Common memory issues:

  • Unbounded slice growth
  • String concatenation in loops
  • Holding references preventing GC
  • Large object pools

Step 4: Database Analysis

# Check slow queries
kubectl exec -n aegis deployment/aegis-api -- \
psql $DATABASE_URL -c "SELECT query, calls, mean_time, total_time FROM pg_stat_statements ORDER BY mean_time DESC LIMIT 10;"

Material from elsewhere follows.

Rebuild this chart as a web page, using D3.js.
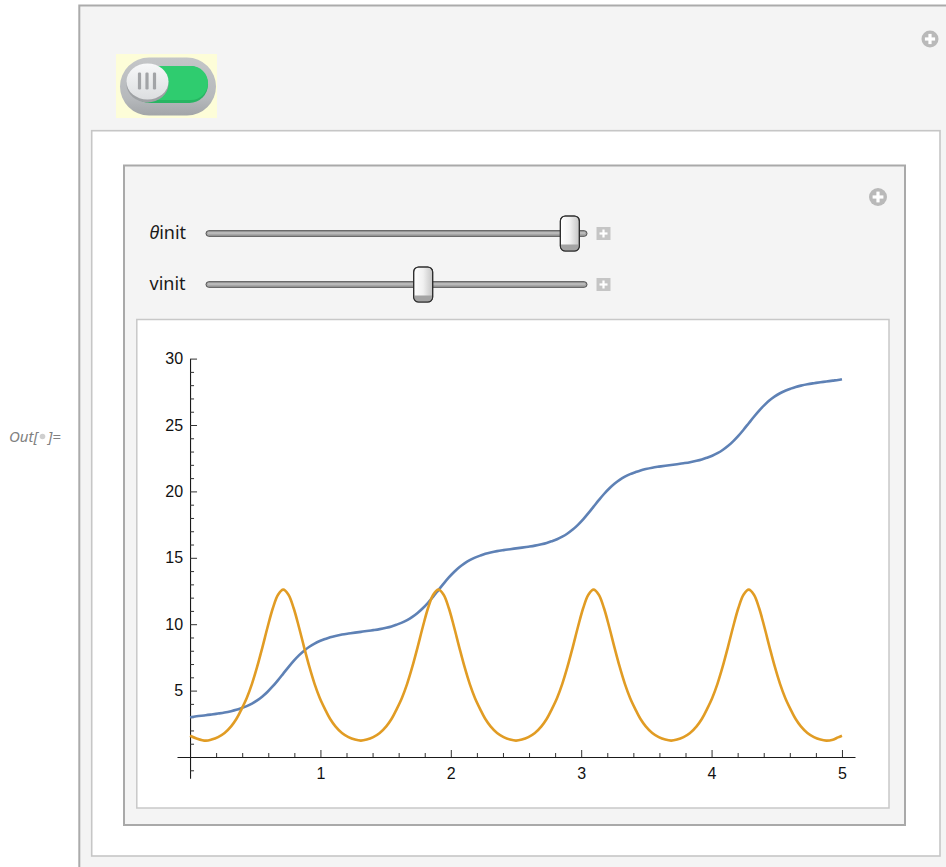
<!DOCTYPE html>
<html><head><meta charset="utf-8">
<script src="https://cdn.jsdelivr.net/npm/d3@7"></script>
<style>body{margin:0;background:#fff;} svg{display:block;}</style>
</head><body>
<svg id="c" width="946" height="867"></svg>
<script>
// ---- data ----
const times = [0, 0.05, 0.12,
 0.165, 0.215, 0.265, 0.315, 0.355, 0.395, 0.435, 0.475, 0.515, 0.555, 0.595, 0.635, 0.675, 0.715, 0.755, 0.795, 0.835, 0.875, 0.915, 0.955, 0.995, 1.035, 1.075, 1.115, 1.165, 1.215, 1.265, 1.31,
 1.355, 1.405, 1.455, 1.505, 1.545, 1.585, 1.625, 1.665, 1.705, 1.745, 1.785, 1.825, 1.865, 1.905, 1.945, 1.985, 2.025, 2.065, 2.105, 2.145, 2.185, 2.225, 2.265, 2.305, 2.355, 2.405, 2.455, 2.5,
 2.545, 2.595, 2.645, 2.695, 2.735, 2.775, 2.815, 2.855, 2.895, 2.935, 2.975, 3.015, 3.055, 3.095, 3.135, 3.175, 3.215, 3.255, 3.295, 3.335, 3.375, 3.415, 3.455, 3.495, 3.545, 3.595, 3.645, 3.69,
 3.735, 3.785, 3.835, 3.885, 3.925, 3.965, 4.005, 4.045, 4.085, 4.125, 4.165, 4.205, 4.245, 4.285, 4.325, 4.365, 4.405, 4.445, 4.485, 4.525, 4.565, 4.605, 4.645, 4.685, 4.735, 4.785, 4.835, 4.88,
 4.93, 4.97, 5];

const thetaValues = [3.0, 3.07, 3.142,
 3.200, 3.270, 3.348, 3.451, 3.552, 3.686, 3.835, 4.025, 4.265, 4.560, 4.917, 5.329, 5.793, 6.283, 6.773, 7.237, 7.649, 8.006, 8.301, 8.541, 8.731, 8.880, 9.014, 9.115, 9.218, 9.296, 9.366, 9.425,
 9.483, 9.553, 9.631, 9.734, 9.835, 9.969, 10.118, 10.308, 10.548, 10.843, 11.200, 11.612, 12.076, 12.566, 13.056, 13.520, 13.932, 14.289, 14.584, 14.824, 15.014, 15.163, 15.297, 15.398, 15.501, 15.579, 15.649, 15.708,
 15.767, 15.837, 15.915, 16.018, 16.119, 16.253, 16.402, 16.592, 16.832, 17.127, 17.484, 17.896, 18.360, 18.850, 19.340, 19.804, 20.216, 20.573, 20.868, 21.108, 21.298, 21.447, 21.581, 21.682, 21.785, 21.863, 21.933, 21.991,
 22.050, 22.120, 22.198, 22.301, 22.402, 22.536, 22.685, 22.875, 23.115, 23.410, 23.767, 24.179, 24.643, 25.133, 25.623, 26.087, 26.499, 26.856, 27.151, 27.391, 27.581, 27.730, 27.864, 27.965, 28.068, 28.146, 28.216, 28.274,
 28.34, 28.39, 28.45];

const omegaValues = [1.6, 1.4, 1.23,
 1.31, 1.50, 1.81, 2.31, 2.86, 3.61, 4.45, 5.51, 6.80, 8.26, 9.79, 11.20, 12.22, 12.60, 12.22, 11.20, 9.79, 8.26, 6.80, 5.51, 4.45, 3.61, 2.86, 2.31, 1.81, 1.50, 1.31, 1.23,
 1.31, 1.50, 1.81, 2.31, 2.86, 3.61, 4.45, 5.51, 6.80, 8.26, 9.79, 11.20, 12.22, 12.60, 12.22, 11.20, 9.79, 8.26, 6.80, 5.51, 4.45, 3.61, 2.86, 2.31, 1.81, 1.50, 1.31, 1.23,
 1.31, 1.50, 1.81, 2.31, 2.86, 3.61, 4.45, 5.51, 6.80, 8.26, 9.79, 11.20, 12.22, 12.60, 12.22, 11.20, 9.79, 8.26, 6.80, 5.51, 4.45, 3.61, 2.86, 2.31, 1.81, 1.50, 1.31, 1.23,
 1.31, 1.50, 1.81, 2.31, 2.86, 3.61, 4.45, 5.51, 6.80, 8.26, 9.79, 11.20, 12.22, 12.60, 12.22, 11.20, 9.79, 8.26, 6.80, 5.51, 4.45, 3.61, 2.86, 2.31, 1.81, 1.50, 1.31, 1.23,
 1.30, 1.48, 1.6];

const xTickLabels = [1, 2, 3, 4, 5];
const yTickLabels = [5, 10, 15, 20, 25, 30];
const xMinorTicks = [0.2, 0.4, 0.6, 0.8, 1.2, 1.4, 1.6, 1.8, 2.2, 2.4, 2.6, 2.8, 3.2, 3.4, 3.6, 3.8, 4.2, 4.4, 4.6, 4.8];
const yMinorTicks = [-1, 1, 2, 3, 4, 6, 7, 8, 9, 11, 12, 13, 14, 16, 17, 18, 19, 21, 22, 23, 24, 26, 27, 28, 29];
const sliderLabels = ["θinit", "vinit"];
const sliderValues = [0.955, 0.57];   // thumb position as fraction of track
const seriesColors = ["#5e81b5", "#e19c24"];

// ---- drawing ----
const svg = d3.select("#c");
const defs = svg.append("defs");

// Out label
const outFont = "Noto Sans, DejaVu Sans, sans-serif";
svg.append("text").attr("x", 9).attr("y", 441.5).attr("font-family", outFont)
  .attr("font-style", "italic").attr("font-size", 15).attr("fill", "#808080").text("Out[");
svg.append("circle").attr("cx", 42.5).attr("cy", 436.5).attr("r", 2.8).attr("fill", "#cfcfcf");
svg.append("text").attr("x", 48).attr("y", 441.5).attr("font-family", outFont)
  .attr("font-style", "italic").attr("font-size", 15).attr("fill", "#808080").text("]=");

// outer frame
svg.append("rect").attr("x", 79.3).attr("y", 5.5).attr("width", 900).attr("height", 900)
  .attr("fill", "#f4f4f4").attr("stroke", "#ababab").attr("stroke-width", 2);

function plusIcon(cx, cy, r) {
  svg.append("circle").attr("cx", cx).attr("cy", cy).attr("r", r).attr("fill", "#b9b9b9");
  svg.append("rect").attr("x", cx - r * 0.6).attr("y", cy - 1.6).attr("width", r * 1.2).attr("height", 3.2).attr("fill", "#fff");
  svg.append("rect").attr("x", cx - 1.6).attr("y", cy - r * 0.6).attr("width", 3.2).attr("height", r * 1.2).attr("fill", "#fff");
}
plusIcon(930, 39, 8.5);

// toggle switch
svg.append("rect").attr("x", 116).attr("y", 54).attr("width", 101).attr("height", 64).attr("fill", "#fdfdd8");
const gOut = defs.append("linearGradient").attr("id", "gOut").attr("x1", 0).attr("y1", 0).attr("x2", 0).attr("y2", 1);
gOut.append("stop").attr("offset", "0").attr("stop-color", "#c4c6c8");
gOut.append("stop").attr("offset", "0.7").attr("stop-color", "#b6b9bc");
gOut.append("stop").attr("offset", "1").attr("stop-color", "#a2a5a8");
svg.append("rect").attr("x", 120).attr("y", 57.5).attr("width", 96).attr("height", 58).attr("rx", 29).attr("fill", "url(#gOut)");
svg.append("rect").attr("x", 131).attr("y", 66).attr("width", 77).attr("height", 37).attr("rx", 18.5).attr("fill", "#27b562");
svg.append("rect").attr("x", 131).attr("y", 66).attr("width", 77).attr("height", 34).attr("rx", 17).attr("fill", "#2fcc6f");
const gKnob = defs.append("linearGradient").attr("id", "gKnob").attr("x1", 0).attr("y1", 0).attr("x2", 0).attr("y2", 1);
gKnob.append("stop").attr("offset", "0").attr("stop-color", "#f7f8f9");
gKnob.append("stop").attr("offset", "1").attr("stop-color", "#dcdee0");
svg.append("ellipse").attr("cx", 147.5).attr("cy", 84).attr("rx", 21).attr("ry", 18.5).attr("fill", "#9ea1a4");
svg.append("ellipse").attr("cx", 147.5).attr("cy", 81.5).attr("rx", 21).attr("ry", 18).attr("fill", "url(#gKnob)");
[139.5, 147, 154.5].forEach(bx => {
  svg.append("rect").attr("x", bx - 1.6).attr("y", 72.5).attr("width", 3.2).attr("height", 17).attr("rx", 1.2).attr("fill", "#a2a4a7");
});

// white content box
svg.append("rect").attr("x", 91.7).attr("y", 130.7).attr("width", 848.3).attr("height", 725.3)
  .attr("fill", "#fff").attr("stroke", "#c6c6c6").attr("stroke-width", 1.6);

// manipulate panel
svg.append("rect").attr("x", 124).attr("y", 165.5).attr("width", 781).attr("height", 659.5)
  .attr("fill", "#f4f4f4").attr("stroke", "#a9a9a9").attr("stroke-width", 2);
plusIcon(878, 197, 9);

// sliders
const gThumb = defs.append("linearGradient").attr("id", "gThumb").attr("x1", 0).attr("y1", 0).attr("x2", 1).attr("y2", 0);
gThumb.append("stop").attr("offset", "0").attr("stop-color", "#ffffff");
gThumb.append("stop").attr("offset", "0.5").attr("stop-color", "#f0f0f0");
gThumb.append("stop").attr("offset", "1").attr("stop-color", "#c4c4c4");
const trackX0 = 206, trackX1 = 587;
const sliderY = [233.5, 284.5];
sliderLabels.forEach((lab, i) => {
  const cy = sliderY[i];
  const t = svg.append("text").attr("x", 149.5).attr("y", cy + 5).attr("font-family", "Noto Sans, Open Sans, sans-serif")
    .attr("font-size", 18).attr("fill", "#1a1a1a");
  if (lab.startsWith("θ")) {
    t.append("tspan").attr("font-style", "italic").text("θ");
    t.append("tspan").text(lab.slice(1));
  } else t.text(lab);
  svg.append("rect").attr("x", trackX0).attr("y", cy - 2.8).attr("width", trackX1 - trackX0).attr("height", 5.6).attr("rx", 2.8)
    .attr("fill", "#a6a6a6").attr("stroke", "#4e4e4e").attr("stroke-width", 1);
  svg.append("rect").attr("x", trackX0 + 2).attr("y", cy - 1.2).attr("width", trackX1 - trackX0 - 4).attr("height", 1.4)
    .attr("fill", "#c2c2c2");
  const tx = trackX0 + sliderValues[i] * (trackX1 - trackX0);
  const g = svg.append("g");
  g.append("rect").attr("x", tx - 9.5).attr("y", cy - 17.5).attr("width", 19).attr("height", 35).attr("rx", 5)
    .attr("fill", "url(#gThumb)").attr("stroke", "#2e2e2e").attr("stroke-width", 1.1);
  g.append("path").attr("d", `M${tx - 9} ${cy + 11} L${tx + 9} ${cy + 11} L${tx + 9} ${cy + 12.5} Q${tx + 9} ${cy + 17} ${tx + 4.5} ${cy + 17} L${tx - 4.5} ${cy + 17} Q${tx - 9} ${cy + 17} ${tx - 9} ${cy + 12.5} Z`)
    .attr("fill", "#a4a4a4");
  g.append("rect").attr("x", tx - 9.5).attr("y", cy - 17.5).attr("width", 19).attr("height", 35).attr("rx", 5)
    .attr("fill", "none").attr("stroke", "#2e2e2e").attr("stroke-width", 1.1);
  // small plus square
  svg.append("rect").attr("x", 596.5).attr("y", cy - 6.5).attr("width", 14).attr("height", 13).attr("fill", "#c5c5c5");
  svg.append("rect").attr("x", 599.5).attr("y", cy - 1.1).attr("width", 8).attr("height", 2.2).attr("fill", "#fff");
  svg.append("rect").attr("x", 602.4).attr("y", cy - 4).attr("width", 2.2).attr("height", 8).attr("fill", "#fff");
});

// plot frame
svg.append("rect").attr("x", 136.8).attr("y", 319.5).attr("width", 752.2).attr("height", 488.5)
  .attr("fill", "#fff").attr("stroke", "#c8c8c8").attr("stroke-width", 1.5);

// scales
const x = d3.scaleLinear().domain([-0.1, 5.1]).range([177, 855]);
const y = d3.scaleLinear().domain([-1.6, 30]).range([778.25, 358.6]);

const tickFont = "Liberation Sans, Arial, sans-serif";
// x axis
const xAxisG = svg.append("g").attr("transform", `translate(0,${y(0)})`);
xAxisG.call(d3.axisBottom(x).tickValues(xTickLabels).tickSizeInner(-7).tickSizeOuter(0).tickPadding(11).tickFormat(d3.format("d")));
const xMinorG = svg.append("g").attr("transform", `translate(0,${y(0)})`);
xMinorG.call(d3.axisBottom(x).tickValues(xMinorTicks).tickSizeInner(-4).tickSizeOuter(0).tickFormat(""));
xMinorG.select(".domain").remove();
// y axis
const yAxisG = svg.append("g").attr("transform", `translate(${x(0)},0)`);
yAxisG.call(d3.axisLeft(y).tickValues(yTickLabels).tickSizeInner(-7).tickSizeOuter(0).tickPadding(7).tickFormat(d3.format("d")));
const yMinorG = svg.append("g").attr("transform", `translate(${x(0)},0)`);
yMinorG.call(d3.axisLeft(y).tickValues(yMinorTicks).tickSizeInner(-4).tickSizeOuter(0).tickFormat(""));
yMinorG.select(".domain").remove();

[xAxisG, yAxisG, xMinorG, yMinorG].forEach(g => {
  g.selectAll(".domain").attr("stroke", "#1a1a1a").attr("stroke-width", 1.1);
  g.selectAll(".tick line").attr("stroke", "#333").attr("stroke-width", 1);
  g.selectAll(".tick text").attr("font-family", tickFont).attr("font-size", 16).attr("fill", "#111");
});

// series
const line = d3.line().curve(d3.curveCatmullRom.alpha(0.5));
const bluePts = times.map((t, i) => [x(t), y(thetaValues[i])]);
const orangePts = times.map((t, i) => [x(t), y(omegaValues[i])]);
svg.append("path").attr("d", line(bluePts)).attr("fill", "none").attr("stroke", seriesColors[0])
  .attr("stroke-width", 2.6).attr("stroke-linejoin", "round");
svg.append("path").attr("d", line(orangePts)).attr("fill", "none").attr("stroke", seriesColors[1])
  .attr("stroke-width", 2.6).attr("stroke-linejoin", "round");
</script>
</body></html>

# Check active connections
kubectl exec -n aegis deployment/aegis-api -- \
psql $DATABASE_URL -c "SELECT count(*), state FROM pg_stat_activity GROUP BY state;"

# Check table sizes
kubectl exec -n aegis deployment/aegis-api -- \
psql $DATABASE_URL -c "SELECT relname, pg_size_pretty(pg_total_relation_size(relid)) FROM pg_catalog.pg_statio_user_tables ORDER BY pg_total_relation_size(relid) DESC LIMIT 10;"

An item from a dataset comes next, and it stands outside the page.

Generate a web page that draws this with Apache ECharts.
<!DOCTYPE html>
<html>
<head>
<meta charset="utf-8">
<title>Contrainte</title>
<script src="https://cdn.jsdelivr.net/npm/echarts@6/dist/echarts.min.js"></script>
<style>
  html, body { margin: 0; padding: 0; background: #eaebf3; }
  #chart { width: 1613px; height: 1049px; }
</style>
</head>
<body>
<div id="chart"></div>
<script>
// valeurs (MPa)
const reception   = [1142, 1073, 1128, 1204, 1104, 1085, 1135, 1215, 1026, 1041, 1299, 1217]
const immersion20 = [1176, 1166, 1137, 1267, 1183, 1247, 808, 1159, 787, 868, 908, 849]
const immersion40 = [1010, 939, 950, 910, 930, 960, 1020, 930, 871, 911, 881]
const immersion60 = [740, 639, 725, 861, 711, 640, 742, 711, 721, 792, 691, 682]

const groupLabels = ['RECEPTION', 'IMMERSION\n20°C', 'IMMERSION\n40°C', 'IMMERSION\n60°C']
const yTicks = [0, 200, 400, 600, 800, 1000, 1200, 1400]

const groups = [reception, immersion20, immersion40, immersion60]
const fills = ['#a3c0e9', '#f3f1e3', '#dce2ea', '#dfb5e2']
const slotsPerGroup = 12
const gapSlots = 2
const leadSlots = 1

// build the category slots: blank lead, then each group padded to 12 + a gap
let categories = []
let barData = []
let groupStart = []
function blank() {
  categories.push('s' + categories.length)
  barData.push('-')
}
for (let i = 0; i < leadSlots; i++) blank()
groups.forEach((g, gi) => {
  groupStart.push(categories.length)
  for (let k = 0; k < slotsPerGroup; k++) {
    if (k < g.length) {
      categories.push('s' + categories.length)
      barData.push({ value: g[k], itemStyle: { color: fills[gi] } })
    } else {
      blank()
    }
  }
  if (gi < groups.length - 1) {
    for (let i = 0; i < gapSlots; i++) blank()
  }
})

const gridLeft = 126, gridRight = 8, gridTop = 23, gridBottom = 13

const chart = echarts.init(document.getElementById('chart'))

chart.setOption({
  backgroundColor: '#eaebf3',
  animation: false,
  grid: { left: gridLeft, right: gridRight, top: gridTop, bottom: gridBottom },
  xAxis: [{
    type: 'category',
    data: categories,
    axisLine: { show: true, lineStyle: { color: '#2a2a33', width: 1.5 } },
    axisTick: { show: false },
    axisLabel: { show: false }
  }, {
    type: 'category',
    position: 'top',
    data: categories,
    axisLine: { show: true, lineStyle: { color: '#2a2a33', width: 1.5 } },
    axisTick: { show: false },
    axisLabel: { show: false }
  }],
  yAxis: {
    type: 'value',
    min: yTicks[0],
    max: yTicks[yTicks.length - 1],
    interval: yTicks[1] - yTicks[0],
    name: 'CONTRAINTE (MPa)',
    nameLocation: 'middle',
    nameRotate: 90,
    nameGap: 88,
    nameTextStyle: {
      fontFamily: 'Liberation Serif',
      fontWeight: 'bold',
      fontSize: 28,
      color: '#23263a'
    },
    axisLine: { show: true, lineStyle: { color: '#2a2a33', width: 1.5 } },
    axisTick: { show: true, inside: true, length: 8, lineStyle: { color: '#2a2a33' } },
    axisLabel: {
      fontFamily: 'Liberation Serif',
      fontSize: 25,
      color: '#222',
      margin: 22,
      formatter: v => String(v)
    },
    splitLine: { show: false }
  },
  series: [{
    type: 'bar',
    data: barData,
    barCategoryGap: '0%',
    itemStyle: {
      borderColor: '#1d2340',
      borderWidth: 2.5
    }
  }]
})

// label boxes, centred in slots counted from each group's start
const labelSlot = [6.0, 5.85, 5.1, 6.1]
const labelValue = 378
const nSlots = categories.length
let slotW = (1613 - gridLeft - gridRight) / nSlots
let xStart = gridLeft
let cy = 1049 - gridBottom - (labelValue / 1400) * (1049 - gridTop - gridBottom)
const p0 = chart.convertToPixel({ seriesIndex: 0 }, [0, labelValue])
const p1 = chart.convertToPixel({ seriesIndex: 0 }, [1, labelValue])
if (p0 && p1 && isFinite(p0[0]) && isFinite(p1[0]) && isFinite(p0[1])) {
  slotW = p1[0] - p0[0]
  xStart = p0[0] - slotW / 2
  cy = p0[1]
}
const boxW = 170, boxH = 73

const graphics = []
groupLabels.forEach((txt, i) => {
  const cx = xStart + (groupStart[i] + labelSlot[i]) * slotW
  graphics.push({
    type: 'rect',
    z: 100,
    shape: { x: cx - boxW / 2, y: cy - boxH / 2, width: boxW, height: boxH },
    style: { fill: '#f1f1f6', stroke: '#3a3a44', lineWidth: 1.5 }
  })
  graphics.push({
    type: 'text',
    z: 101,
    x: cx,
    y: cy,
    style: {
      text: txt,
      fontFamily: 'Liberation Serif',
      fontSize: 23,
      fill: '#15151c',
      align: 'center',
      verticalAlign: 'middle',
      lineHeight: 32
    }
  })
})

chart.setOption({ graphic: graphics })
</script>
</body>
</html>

Step 5: Goroutine Analysis

# Check goroutine count
curl -s http://aegis-api:6060/debug/pprof/goroutine?debug=1 | head -50

# Full goroutine dump
curl -s http://aegis-api:6060/debug/pprof/goroutine?debug=2 > goroutines.txt

Common goroutine issues:

  • Goroutine leaks (missing context cancellation)
  • Blocking on channels
  • Mutex contention

Common Issues and Fixes

Slow Database Queries

Symptoms: High P99 latency, increasing query times

Quick fixes:

-- Add missing index
CREATE INDEX CONCURRENTLY idx_findings_created
ON findings(created_at DESC)
WHERE status = 'open';

-- Vacuum and analyze
VACUUM ANALYZE findings;

-- Check for lock contention
SELECT * FROM pg_locks WHERE NOT granted;

Long-term fixes:

  • Add query timeouts
  • Implement query result caching
  • Partition large tables by date
  • Add read replicas for reporting queries

Memory Exhaustion

Symptoms: OOMKilled, gradual memory increase

Quick fixes:

# Increase memory limit (temporary)
kubectl patch deployment aegis-api -n aegis \
--type='json' \
-p='[{"op": "replace", "path": "/spec/template/spec/containers/0/resources/limits/memory", "value": "4Gi"}]'

Long-term fixes:

  • Implement streaming for large responses
  • Use generators for batch processing
  • Add memory limits to goroutines
  • Profile and fix memory leaks

High CPU Usage

Symptoms: Throttled pods, slow responses

Quick fixes:

# Scale horizontally
kubectl scale deployment aegis-api -n aegis --replicas=5

Long-term fixes:

  • Cache computed results
  • Optimize hot code paths
  • Use worker pools for CPU-intensive work
  • Add batch processing for bulk operations

Connection Pool Exhaustion

Symptoms: "connection pool exhausted", intermittent failures

Quick fixes:

# Check and increase pool size
kubectl edit configmap aegis-config -n aegis
# Update: database.max_connections: 100

Long-term fixes:

  • Add PgBouncer for connection pooling
  • Reduce connection hold times
  • Implement connection health checking
  • Add circuit breaker for downstream services

Optimization Checklist

API Layer

  • Response compression enabled (gzip)
  • Connection keep-alive configured
  • Request timeout limits set
  • Rate limiting prevents overload

Database Layer

  • Connection pooling configured
  • Query timeouts set
  • Slow query logging enabled
  • Indexes optimized for common queries

Caching Layer

  • Redis caching for hot data
  • Cache hit rate >80%
  • TTL configured appropriately
  • Cache invalidation working

Application Layer

  • Goroutine limits configured
  • Memory limits enforced
  • Profiling endpoints enabled
  • Structured logging (not excessive)

Monitoring Queries

Grafana Dashboard Queries

# Request rate by endpoint
sum(rate(aegis_http_requests_total[5m])) by (path)

# Latency heatmap
histogram_quantile(0.5, rate(aegis_http_request_duration_seconds_bucket[5m])) by (path)
histogram_quantile(0.95, rate(aegis_http_request_duration_seconds_bucket[5m])) by (path)
histogram_quantile(0.99, rate(aegis_http_request_duration_seconds_bucket[5m])) by (path)

# Error rate
sum(rate(aegis_http_requests_total{status=~"5.."}[5m])) / sum(rate(aegis_http_requests_total[5m]))

# Memory usage
container_memory_usage_bytes{container="aegis-api"} / container_spec_memory_limit_bytes{container="aegis-api"}

# CPU usage
rate(container_cpu_usage_seconds_total{container="aegis-api"}[5m]) / container_spec_cpu_quota{container="aegis-api"} * 100000

Escalation

ConditionAction
P99 > 2s for >5 minPage on-call
CPU/Memory >90%Scale and page on-call
Error rate >5%Page on-call immediately
DB query >30sKill query, investigate